Sure enough, they came close, and the Yankees held on for a 7-6 win. A part of me however wished the White Sox would have tied it, just so that for once the free pass Torre gets from the media might be questioned to an extent. I mean the guy could sunbathe topless with his wife and daughter during the game and the NY press will give him a pass.
Maybe I shouldn't attribute this move to a mancrush on Guillen though. It could be another example of his mancrush on Williams.
Example of ridiculous managerial move #2:
August 14, 2006, Angels at Yankees
The situation: Yankees 2, Angels 2. Bottom of the 7th. Damon leads off with a single. Jeter at bat, no outs.
Torre decision: Bunt with Derek Jeter, your team's leading hitter and second in the AL for average.
Result: Jeter lays down an excellent bunt, and beats it out for a base hit.
So, the Yankees catch a break there. As most sabermatricians will tell you, the bunt is rarely if ever a good percentage play by a non-pitcher, and especially not with a good hitter. It is essentially giving up an out when the percentages that the batter's attempt at a base hit would result in something negative, like a double play, is far less likely to occur to justify sacrificing an out. In poker, this would be called putting all of your money in with the worst hand. In baseball, it's called "small ball."
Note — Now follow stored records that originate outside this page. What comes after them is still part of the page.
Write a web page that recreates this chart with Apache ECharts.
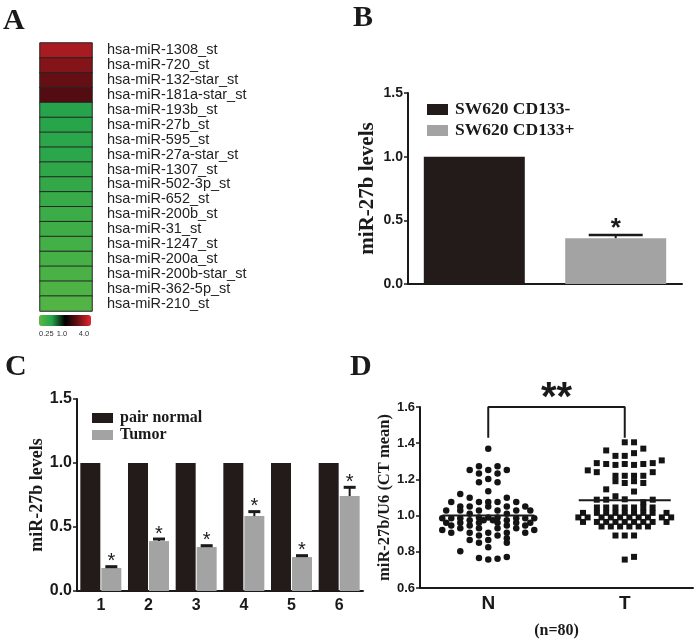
<!DOCTYPE html>
<html><head><meta charset="utf-8">
<script src="https://cdn.jsdelivr.net/npm/echarts@6/dist/echarts.min.js"></script>
<style>html,body{margin:0;padding:0;background:#fff}#c{width:698px;height:640px}</style>
</head><body><div id="c"></div>
<script>
const SERIF = "'Liberation Serif','Times New Roman',serif";
const SANS = "'Liberation Sans',Arial,sans-serif";
const INK = '#1a1a1a';
const BLACK = '#231a1a';
const GREY = '#a3a3a3';

// ---------- Panel A: heatmap ----------
const heatGenes = ['hsa-miR-1308_st','hsa-miR-720_st','hsa-miR-132-star_st','hsa-miR-181a-star_st',
  'hsa-miR-193b_st','hsa-miR-27b_st','hsa-miR-595_st','hsa-miR-27a-star_st','hsa-miR-1307_st',
  'hsa-miR-502-3p_st','hsa-miR-652_st','hsa-miR-200b_st','hsa-miR-31_st','hsa-miR-1247_st',
  'hsa-miR-200a_st','hsa-miR-200b-star_st','hsa-miR-362-5p_st','hsa-miR-210_st'];
// log2 fold change (estimated from colour)
const heatValues = [1.51, 1.2, 0.95, 0.78, -1.05, -1.08, -1.12, -1.15, -1.2, -1.25, -1.35, -1.42,
  -1.48, -1.55, -1.6, -1.68, -1.74, -1.8];
const scaleLabels = ['0.25', '1.0', '4.0'];

// ---------- Panel B ----------
const groupsB = ['SW620 CD133-', 'SW620 CD133+'];
const valuesB = [1.0, 0.36];
const errB = [0, 0.025];

// ---------- Panel C ----------
const catsC = ['1', '2', '3', '4', '5', '6'];
const groupsC = ['pair normal', 'Tumor'];
const normalC = [1, 1, 1, 1, 1, 1];
const tumorC = [0.18, 0.39, 0.344, 0.585, 0.265, 0.742];
const tumorErrC = [0.01, 0.016, 0.01, 0.035, 0.011, 0.068];

// ---------- Panel D ----------
const catsD = ['N', 'T'];
const meansD = [1.0, 1.085];
// [jitter (fraction of category width), value]
const pointsN = [
  [0,1.37],
  [-0.068,1.272],[0.068,1.272],
  [-0.136,1.252],[0,1.252],[0.136,1.252],
  [-0.068,1.232],[0.068,1.232],
  [0,1.202],
  [-0.068,1.184],[0.068,1.184],
  [0,1.134],
  [-0.205,1.12],
  [-0.136,1.098],[0.136,1.098],
  [-0.271,1.075],[-0.068,1.075],[0,1.075],[0.068,1.075],[0.205,1.075],
  [-0.205,1.05],[-0.136,1.05],[0,1.05],[0.136,1.05],[0.271,1.05],
  [-0.308,1.028],[-0.205,1.028],[-0.068,1.028],[0.068,1.028],[0.205,1.028],[0.308,1.028],
  [-0.136,1.01],[0.136,1.01],
  [-0.337,0.985],[-0.271,0.985],[-0.205,0.985],[-0.068,0.99],[0,0.99],[0.068,0.99],[0.205,0.985],[0.271,0.985],[0.337,0.985],
  [-0.136,0.975],[-0.034,0.975],[0.034,0.975],[0.136,0.975],
  [-0.308,0.96],[-0.205,0.96],[-0.068,0.96],[0.068,0.96],[0.205,0.96],[0.308,0.96],
  [-0.271,0.945],[-0.136,0.945],[0.136,0.945],[0.271,0.945],
  [-0.205,0.93],[-0.068,0.93],[0.068,0.93],[0.205,0.93],
  [-0.337,0.92],[0.337,0.92],
  [-0.271,0.905],[-0.136,0.905],[0,0.905],[0.136,0.905],[0.271,0.905],
  [-0.068,0.89],[0.068,0.89],
  [0.136,0.875],
  [-0.136,0.865],[0,0.865],
  [-0.068,0.85],[0.136,0.85],
  [0,0.825],
  [-0.205,0.803],
  [-0.068,0.766],[0,0.757],[0.068,0.762],[0.136,0.771]
];
const pointsT = [
  [0,1.405],[0.068,1.405],
  [0.136,1.37],
  [-0.136,1.36],
  [0.068,1.345],
  [-0.068,1.33],[0,1.33],
  [0.271,1.305],
  [-0.205,1.29],[0.205,1.29],
  [-0.136,1.285],[-0.068,1.28],[0,1.285],[0.068,1.28],[0.136,1.285],
  [-0.271,1.25],
  [-0.205,1.24],[0.205,1.24],
  [-0.068,1.22],[0,1.22],[0.068,1.22],[0.136,1.22],
  [-0.068,1.19],[0.068,1.19],
  [0,1.18],[0.136,1.18],
  [-0.136,1.145],
  [0.068,1.133],
  [-0.068,1.107],
  [-0.205,1.088],[-0.136,1.088],[0,1.09],[0.205,1.088],
  [0.136,1.074],
  [-0.204,1.045],[-0.136,1.045],[-0.068,1.045],[0,1.045],[0.068,1.045],[0.136,1.045],[0.204,1.045],
  [-0.306,1.015],[-0.204,1.015],[-0.136,1.015],[-0.068,1.015],[0,1.015],[0.068,1.015],[0.136,1.015],[0.204,1.015],[0.306,1.015],
  [-0.340,0.99],[-0.272,0.99],[-0.170,0.99],[-0.102,0.99],[-0.034,0.99],[0.034,0.99],[0.102,0.99],[0.170,0.99],[0.272,0.99],[0.340,0.99],
  [-0.306,0.965],[-0.204,0.965],[-0.136,0.965],[-0.068,0.965],[0,0.965],[0.068,0.965],[0.136,0.965],[0.204,0.965],[0.306,0.965],
  [-0.170,0.94],[-0.102,0.94],[-0.034,0.94],[0.034,0.94],[0.102,0.94],[0.170,0.94],
  [-0.068,0.89],[0,0.89],[0.068,0.89],
  [0.068,0.772],[0,0.757]
];
const bracketD = { from: 0, to: 1, top: 1.6, foot: 1.43, label: '**' };
const sampleNote = '(n=80)';

// ---------- style constants ----------
const BAR_B_W = 101, BAR_B_GAP = 0.4;
const BAR_C_W = 20, BAR_C_GAP = 0.05;

const chart = echarts.init(document.getElementById('c'), null, { renderer: 'canvas' });

function valAxis(grid, min, max, interval, fs, name, nameSize, nameGap) {
  return {
    type: 'value', gridIndex: grid, min: min, max: max, interval: interval,
    axisLine: { show: true, lineStyle: { color: INK, width: 2 } },
    axisTick: { show: true, length: 4, lineStyle: { color: INK, width: 1.5 } },
    splitLine: { show: false },
    axisLabel: { margin: 5, color: INK, fontFamily: SANS, fontWeight: 'bold', fontSize: fs,
      formatter: v => (+v).toFixed(1) },
    name: name, nameLocation: 'middle', nameGap: nameGap, nameRotate: 90,
    nameTextStyle: { fontFamily: SERIF, fontWeight: 'bold', fontSize: nameSize, color: INK }
  };
}

const option = {
  animation: false,
  backgroundColor: '#fff',
  grid: [
    { left: 40, top: 43, width: 52, height: 268 },
    { left: 408, top: 93, width: 274, height: 191 },
    { left: 77, top: 399, width: 286, height: 192 },
    { left: 420, top: 407, width: 273, height: 181 }
  ],
  xAxis: [
    { type: 'category', gridIndex: 0, data: ['fold change'], show: false },
    { type: 'category', gridIndex: 1, data: [''],
      axisLine: { lineStyle: { color: INK, width: 2 } }, axisTick: { show: false }, axisLabel: { show: false } },
    { type: 'category', gridIndex: 2, data: catsC,
      axisLine: { lineStyle: { color: INK, width: 2 } },
      axisTick: { alignWithLabel: true, length: 5, lineStyle: { color: INK, width: 1.5 } },
      axisLabel: { margin: 7, color: INK, fontFamily: SANS, fontWeight: 'bold', fontSize: 16 } },
    { type: 'category', gridIndex: 3, data: catsD,
      axisLine: { lineStyle: { color: INK, width: 2 } },
      axisTick: { alignWithLabel: true, length: 5, lineStyle: { color: INK, width: 1.5 } },
      axisLabel: { margin: 6, color: INK, fontFamily: SANS, fontWeight: 'bold', fontSize: 19 },
      name: sampleNote, nameLocation: 'middle', nameGap: 35,
      nameTextStyle: { fontFamily: SERIF, fontWeight: 'bold', fontSize: 16, color: INK } },
    { type: 'value', gridIndex: 3, min: 0, max: 2, show: false }
  ],
  yAxis: [
    { type: 'category', gridIndex: 0, data: heatGenes, inverse: true, position: 'right',
      axisLine: { show: false }, axisTick: { show: false },
      axisLabel: { interval: 0, margin: 15, color: '#222', fontFamily: SANS, fontSize: 14.5 } },
    valAxis(1, 0, 1.5, 0.5, 14, 'miR-27b levels', 21, 30),
    valAxis(2, 0, 1.5, 0.5, 16, 'miR-27b levels', 18, 31),
    valAxis(3, 0.6, 1.6, 0.2, 13, 'miR-27b/U6 (CT mean)', 16.5, 24)
  ],
  visualMap: {
    type: 'continuous', seriesIndex: 0, min: -2, max: 2, orient: 'horizontal',
    left: 39, top: 315, itemWidth: 11, itemHeight: 52, padding: 0,
    calculable: false, text: null, hoverLink: false,
    inRange: { color: ['#5cb843', '#24a34b', '#000000', '#6a1016', '#e4262c'] }
  },
  legend: [
    { data: groupsB, left: 422, top: 94, orient: 'vertical', itemWidth: 21, itemHeight: 11, itemGap: 0,
      icon: 'rect', selectedMode: false,
      textStyle: { fontFamily: SERIF, fontWeight: 'bold', fontSize: 17.5, color: INK, lineHeight: 21, padding: [0, 0, 0, 2] } },
    { data: groupsC, left: 87, top: 404.5, orient: 'vertical', itemWidth: 21, itemHeight: 10, itemGap: 0,
      icon: 'rect', selectedMode: false,
      textStyle: { fontFamily: SERIF, fontWeight: 'bold', fontSize: 16, color: INK, lineHeight: 17, padding: [0, 0, 0, 2] } }
  ],
  graphic: [
    { type: 'text', left: 3, top: 6, style: { text: 'A', font: 'bold 30px ' + SERIF, fill: INK } },
    { type: 'text', left: 353, top: 3, style: { text: 'B', font: 'bold 30px ' + SERIF, fill: INK } },
    { type: 'text', left: 5, top: 352, style: { text: 'C', font: 'bold 30px ' + SERIF, fill: INK } },
    { type: 'text', left: 350, top: 352, style: { text: 'D', font: 'bold 30px ' + SERIF, fill: INK } },
    { type: 'text', x: 39, y: 334, style: { text: scaleLabels[0], font: '7.5px ' + SANS, fill: '#333', textVerticalAlign: 'middle' } },
    { type: 'text', x: 62, y: 334, style: { text: scaleLabels[1], font: '7.5px ' + SANS, fill: '#333', textAlign: 'center', textVerticalAlign: 'middle' } },
    { type: 'text', x: 84, y: 334, style: { text: scaleLabels[2], font: '7.5px ' + SANS, fill: '#333', textAlign: 'center', textVerticalAlign: 'middle' } }
  ],
  series: [
    { type: 'heatmap', xAxisIndex: 0, yAxisIndex: 0,
      data: heatValues.map((v, i) => [0, i, v]),
      itemStyle: { borderColor: '#262626', borderWidth: 1 }, emphasis: { disabled: true } },
    { type: 'bar', name: groupsB[0], xAxisIndex: 1, yAxisIndex: 1, data: [valuesB[0]],
      barWidth: BAR_B_W, barGap: (BAR_B_GAP * 100) + '%', itemStyle: { color: BLACK } },
    { type: 'bar', name: groupsB[1], xAxisIndex: 1, yAxisIndex: 1, data: [valuesB[1]],
      barWidth: BAR_B_W, barGap: (BAR_B_GAP * 100) + '%', itemStyle: { color: GREY } },
    { type: 'custom', xAxisIndex: 1, yAxisIndex: 1, z: 5,
      data: [[0, valuesB[1], valuesB[1] + errB[1]]],
      renderItem: function (params, api) {
        const c = api.coord([api.value(0), api.value(1)]);
        const t = api.coord([api.value(0), api.value(2)]);
        const x = c[0] + (BAR_B_W + BAR_B_W * BAR_B_GAP) / 2;
        return { type: 'group', children: [
          { type: 'line', shape: { x1: x, y1: c[1], x2: x, y2: t[1] }, style: { stroke: INK, lineWidth: 2 } },
          { type: 'line', shape: { x1: x - 27, y1: t[1], x2: x + 27, y2: t[1] }, style: { stroke: INK, lineWidth: 2.5 } },
          { type: 'text', x: x, y: t[1] - 6, style: { text: '*', font: 'bold 26px ' + SANS, fill: INK, textAlign: 'center', textVerticalAlign: 'middle' } }
        ] };
      } },
    { type: 'bar', name: groupsC[0], xAxisIndex: 2, yAxisIndex: 2, data: normalC,
      barWidth: BAR_C_W, barGap: (BAR_C_GAP * 100) + '%', itemStyle: { color: BLACK } },
    { type: 'bar', name: groupsC[1], xAxisIndex: 2, yAxisIndex: 2, data: tumorC,
      barWidth: BAR_C_W, barGap: (BAR_C_GAP * 100) + '%', itemStyle: { color: GREY } },
    { type: 'custom', xAxisIndex: 2, yAxisIndex: 2, z: 5,
      data: tumorC.map((v, i) => [i, v, v + tumorErrC[i]]),
      renderItem: function (params, api) {
        const c = api.coord([api.value(0), api.value(1)]);
        const t = api.coord([api.value(0), api.value(2)]);
        const x = c[0] + (BAR_C_W + BAR_C_W * BAR_C_GAP) / 2;
        return { type: 'group', children: [
          { type: 'line', shape: { x1: x, y1: c[1], x2: x, y2: t[1] }, style: { stroke: INK, lineWidth: 2 } },
          { type: 'line', shape: { x1: x - 6, y1: t[1], x2: x + 6, y2: t[1] }, style: { stroke: INK, lineWidth: 3 } },
          { type: 'text', x: x, y: t[1] - 5, style: { text: '*', font: '20px ' + SANS, fill: INK, textAlign: 'center', textVerticalAlign: 'middle' } }
        ] };
      } },
    { type: 'scatter', xAxisIndex: 4, yAxisIndex: 3, symbol: 'circle', symbolSize: 6.5,
      data: pointsN.map(p => [0.5 + p[0], p[1]]), itemStyle: { color: '#141414', opacity: 1 } },
    { type: 'scatter', xAxisIndex: 4, yAxisIndex: 3, symbol: 'rect', symbolSize: 6,
      data: pointsT.map(p => [1.5 + p[0], p[1]]), itemStyle: { color: '#141414', opacity: 1 } },
    { type: 'line', xAxisIndex: 4, yAxisIndex: 3, z: 6, symbol: 'none', silent: true,
      data: [[0.5 - 0.337, meansD[0]], [0.5 + 0.337, meansD[0]]], lineStyle: { color: INK, width: 2 } },
    { type: 'line', xAxisIndex: 4, yAxisIndex: 3, z: 6, symbol: 'none', silent: true,
      data: [[1.5 - 0.337, meansD[1]], [1.5 + 0.337, meansD[1]]], lineStyle: { color: INK, width: 2 } },
    { type: 'line', xAxisIndex: 4, yAxisIndex: 3, z: 6, symbol: 'none', silent: true,
      data: [[bracketD.from + 0.5, bracketD.foot], [bracketD.from + 0.5, bracketD.top],
             [bracketD.to + 0.5, bracketD.top], [bracketD.to + 0.5, bracketD.foot]],
      lineStyle: { color: INK, width: 2 } },
    { type: 'custom', xAxisIndex: 4, yAxisIndex: 3, z: 6,
      data: [[(bracketD.from + bracketD.to) / 2 + 0.5, bracketD.top]],
      renderItem: function (params, api) {
        const p = api.coord([api.value(0), api.value(1)]);
        return { type: 'text', x: p[0], y: p[1] - 8,
          style: { text: bracketD.label, font: 'bold 40px ' + SANS, fill: INK, textAlign: 'center', textVerticalAlign: 'middle' } };
      } }
  ]
};
chart.setOption(option);
</script></body></html>
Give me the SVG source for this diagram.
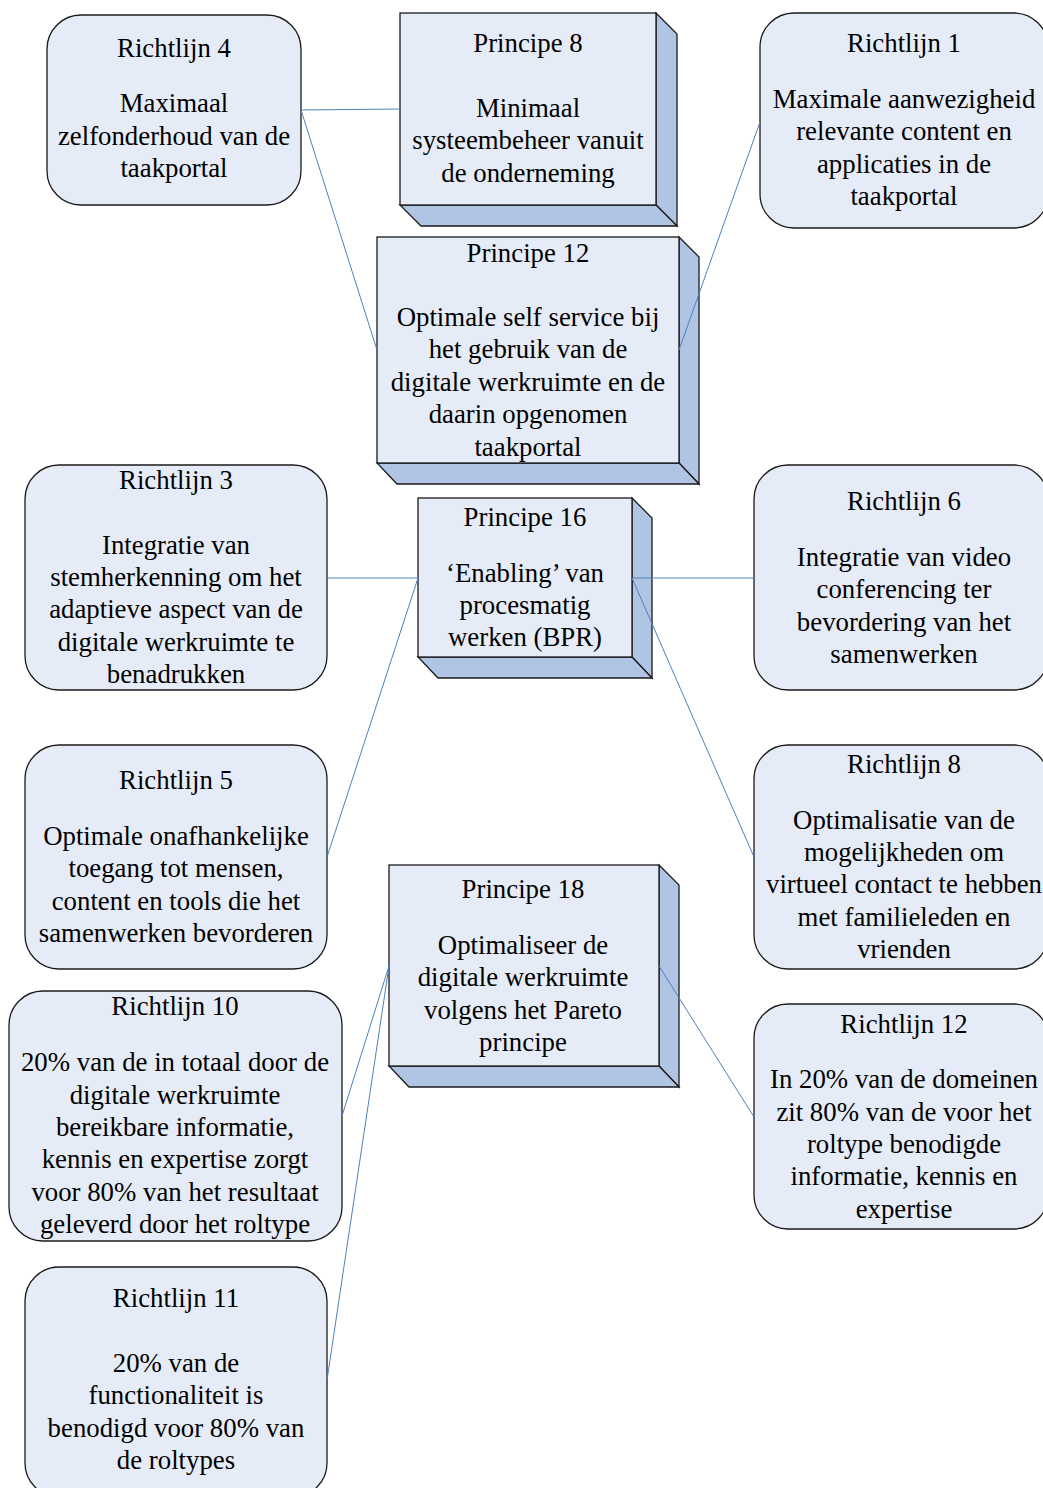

But I digress. We're not even close to being done here.
The situation: Damon on second, Jeter on first, no outs. Bob Abreu at bat.
Torre decision: Torre asks his hottest hitter by far - a guy who is hitting over .400 in his (albeit brief) AL career and getting on base at a .500 clip - a guy who is hitting in the third spot in the lineup, with a fast runner in scoring position - a guy who hasn't had a sacrifice bunt since before Shane Spencer was a major leaguer - to bunt.
The bunt was successful, and Damon and Jeter each moved up a base, but this is precisely why sac bunts can kill an inning. What immediately happens? Well, Lackey intentionally walks Giambi to set up the double play. You've just gift wrapped the Angels a way to get out of the inning without giving up any runs when you had two on and none out. Rodriguez promptly hit a sac fly to the wall for the only run of the inning.
When you have your two best baserunners on with no outs and your 3, 4, and 5 batters coming up, bunting any of them in inexcusable. It's over-managing. But it's "small ball."
Example of correct managerial move #1:
August 16, 2006, Orioles at Yankees
The situation: Orioles 3, Yankees 2. Bottom of the 8th. Abreu singles, Rodriguez singles. Two on, no outs. Cano at bat.
Torre decision: Let Cano swing away.
Now, this situation sounds quite similar to the one mentioned above against the Angels where Torre bunted not once but twice with his 2 and 3 hitters, doesn't it? A .330 hitter at the plate here, a .345 hitter at the plate there? Two speedy baserunners? So why, pray tell, doesn't he stay consistent and have Cano lay down a bunt?
While I may agree with the decision to have Cano swing away, it just doesn't make any sense to me why Torre would do things so completely differently here. Why completely change your gameplan in a near-identical situation?
Maybe poor Sam Perlozzo just doesn't impress our boy Joe.
Perhaps he was getting more green tea and missed the play.
It's possible he wasn't paying attention, or was thinking about how great it was to have Bernie out there in center again.
Whatever the reason, I'm sticking to my "Joe Torre Tries to Outmanage Mike Scioscia By Overmanaging" theory and adding a "Joe Torre Tries to Outmanage Ozzie Guillen By Overmanaging" hypothesis. Until proven otherwise, I'm going to continue to believe in both of these.
To those who have asked about my lack of activity lately, I apologize for my absence. Sometimes real life catches up with you, and time and inspiration for blogging just aren't there. I assure you though, I'm back again.